Like I said a logical step. When this fails to control costs, what will be the next step? Maybe more food nannyism or why not force people to go the gym. More likely it will collapse as it has in Europe. As Hayek/Mises showed, socialism can't work and can only lead to heavy handed authoratarianism.
 
Fallacy of the slippery slope.
Is the "slippery slope" always a fallacy?

It certainly wasn't with the SS number. They promised and swore it would never be used as identification. In fact, mine still says that it shouldn't be used as such, yet it is one of the forms of identification that you must show to get a job.
 
USC, what a stupid comment. No, Hillary Care, never existed clearly the point was that that is what it proposed.

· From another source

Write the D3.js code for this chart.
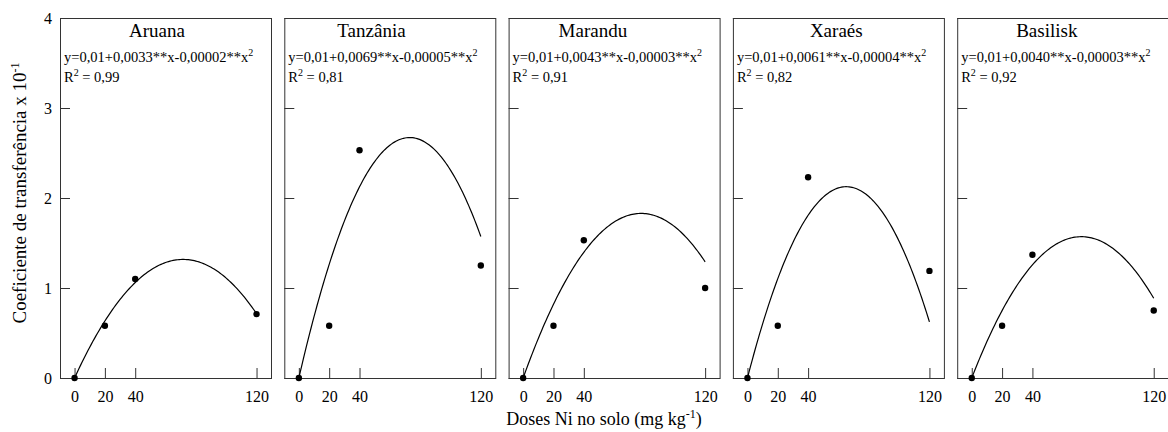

ib, except it is no fallacy. We have seen it play out over and over. The real fallacy is yours, that government healthcare services are freely chosen. But no one will be permitted to choose whether or not they pay the taxes that will fund it. Further, the government will have crowded out the market (IF they do not outlaw it).

So much for the socialists Dems notion of a "right to healthcare." You have a "right" to it so long as you follow the dictates of the bureaurats.
 
Is the "slippery slope" always a fallacy?
Yes, it is always a logical fallacy. This doesn't mean that every conclusion drawn from that fallacy is necessarily incorrect, merely that the "slippery slope" argument alone isn't sufficient to demonstrate anything.
 
Yes, it is always a logical fallacy. This doesn't mean that every conclusion drawn from that fallacy is necessarily incorrect, merely that the "slippery slope" argument alone isn't sufficient to demonstrate anything.
I would point out all prognostications on the war would have been a part of that fallacy. That the conclusion was correct would make nothing about it.

Proposing a conclusion from past experience with the government is not a fallacy, and is not part of the slippery slope fallacy. Those that do not learn from history are doomed to repeat it. When somebody points out that in the past, this has led to a much different conclusion than originally proposed, they are not always delving into the "slippery slope fallacy".